■ **GIVEN INFORMATION**:
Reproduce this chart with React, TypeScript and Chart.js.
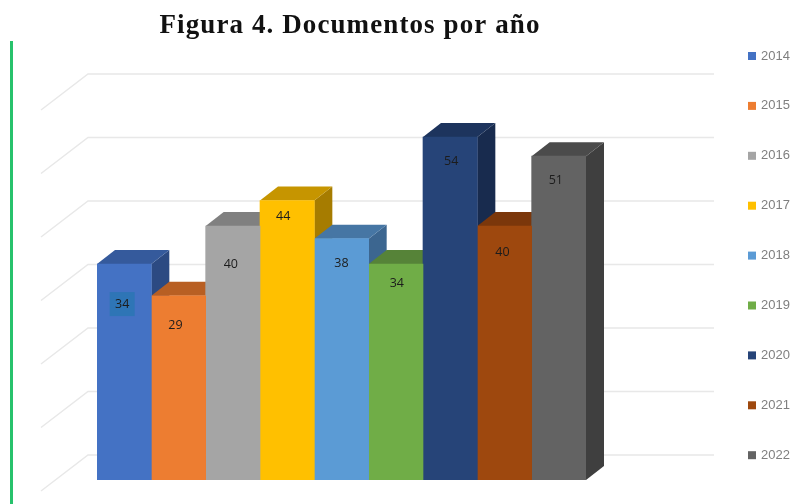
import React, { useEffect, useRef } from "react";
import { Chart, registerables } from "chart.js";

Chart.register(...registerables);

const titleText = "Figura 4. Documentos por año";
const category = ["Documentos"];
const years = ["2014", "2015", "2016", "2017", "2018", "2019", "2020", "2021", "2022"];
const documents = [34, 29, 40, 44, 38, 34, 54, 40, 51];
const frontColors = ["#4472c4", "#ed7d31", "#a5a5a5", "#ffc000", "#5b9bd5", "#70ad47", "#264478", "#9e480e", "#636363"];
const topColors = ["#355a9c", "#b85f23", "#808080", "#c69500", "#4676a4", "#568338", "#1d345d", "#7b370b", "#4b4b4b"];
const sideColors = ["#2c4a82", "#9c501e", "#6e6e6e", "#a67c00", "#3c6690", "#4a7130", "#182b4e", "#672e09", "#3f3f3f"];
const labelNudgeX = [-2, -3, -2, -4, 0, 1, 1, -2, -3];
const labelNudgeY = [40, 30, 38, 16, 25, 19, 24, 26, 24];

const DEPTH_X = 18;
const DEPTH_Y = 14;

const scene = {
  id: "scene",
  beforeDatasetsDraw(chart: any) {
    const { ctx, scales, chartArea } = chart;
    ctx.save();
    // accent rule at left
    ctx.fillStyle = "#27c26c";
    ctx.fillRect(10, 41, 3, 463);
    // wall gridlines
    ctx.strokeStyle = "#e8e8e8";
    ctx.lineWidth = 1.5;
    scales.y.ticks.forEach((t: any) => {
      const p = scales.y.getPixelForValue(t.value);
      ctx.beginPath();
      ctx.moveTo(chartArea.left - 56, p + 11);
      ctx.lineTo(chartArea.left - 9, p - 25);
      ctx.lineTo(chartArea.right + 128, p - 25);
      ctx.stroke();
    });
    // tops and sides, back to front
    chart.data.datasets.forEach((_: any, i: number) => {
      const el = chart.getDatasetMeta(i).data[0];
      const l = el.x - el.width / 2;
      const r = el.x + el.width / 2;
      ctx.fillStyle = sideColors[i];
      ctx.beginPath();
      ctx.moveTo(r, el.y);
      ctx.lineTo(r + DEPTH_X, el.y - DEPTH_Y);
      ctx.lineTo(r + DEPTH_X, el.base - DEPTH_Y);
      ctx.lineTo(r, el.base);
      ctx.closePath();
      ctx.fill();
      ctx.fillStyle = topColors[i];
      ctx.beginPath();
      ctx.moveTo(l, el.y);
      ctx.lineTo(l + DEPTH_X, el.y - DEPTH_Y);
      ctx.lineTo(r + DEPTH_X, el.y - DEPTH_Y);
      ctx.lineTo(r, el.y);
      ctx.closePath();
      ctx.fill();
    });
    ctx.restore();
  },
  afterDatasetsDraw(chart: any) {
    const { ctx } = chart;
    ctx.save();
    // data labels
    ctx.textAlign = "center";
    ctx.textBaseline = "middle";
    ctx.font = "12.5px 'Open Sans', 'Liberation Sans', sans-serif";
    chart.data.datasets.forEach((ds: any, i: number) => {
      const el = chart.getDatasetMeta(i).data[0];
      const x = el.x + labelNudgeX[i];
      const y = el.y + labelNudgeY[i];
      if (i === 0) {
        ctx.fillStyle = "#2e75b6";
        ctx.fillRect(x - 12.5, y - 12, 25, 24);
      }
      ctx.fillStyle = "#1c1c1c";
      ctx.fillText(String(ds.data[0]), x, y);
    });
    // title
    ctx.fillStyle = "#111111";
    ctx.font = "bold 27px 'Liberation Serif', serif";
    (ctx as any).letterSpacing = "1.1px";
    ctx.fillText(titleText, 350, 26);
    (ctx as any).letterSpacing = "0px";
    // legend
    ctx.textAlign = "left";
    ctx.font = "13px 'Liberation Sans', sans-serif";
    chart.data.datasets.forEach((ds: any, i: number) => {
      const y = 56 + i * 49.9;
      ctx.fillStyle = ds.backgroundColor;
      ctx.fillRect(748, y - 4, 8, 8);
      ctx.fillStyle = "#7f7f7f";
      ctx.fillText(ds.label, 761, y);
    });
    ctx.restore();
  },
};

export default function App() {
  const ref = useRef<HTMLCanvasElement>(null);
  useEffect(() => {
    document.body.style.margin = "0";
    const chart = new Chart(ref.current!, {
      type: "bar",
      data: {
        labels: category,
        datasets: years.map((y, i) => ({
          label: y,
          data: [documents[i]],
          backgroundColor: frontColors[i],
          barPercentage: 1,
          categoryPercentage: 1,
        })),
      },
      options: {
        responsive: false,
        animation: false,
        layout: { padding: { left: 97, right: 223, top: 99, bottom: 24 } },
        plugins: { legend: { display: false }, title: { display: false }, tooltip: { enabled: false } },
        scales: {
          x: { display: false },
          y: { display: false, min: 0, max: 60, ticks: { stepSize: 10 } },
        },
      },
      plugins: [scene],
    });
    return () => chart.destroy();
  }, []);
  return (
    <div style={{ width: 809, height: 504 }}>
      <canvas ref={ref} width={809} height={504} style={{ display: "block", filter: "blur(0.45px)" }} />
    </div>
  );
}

■ **SHORT PROBLEM**: Everything from the first line to the line with "Chart.register(...registerables);" must be repeated exactly, and nothing else. Leave the pictures out.

■ **WRITTEN RESPONSE**:
Reproduce this chart with React, TypeScript and Chart.js.
import React, { useEffect, useRef } from "react";
import { Chart, registerables } from "chart.js";

Chart.register(...registerables);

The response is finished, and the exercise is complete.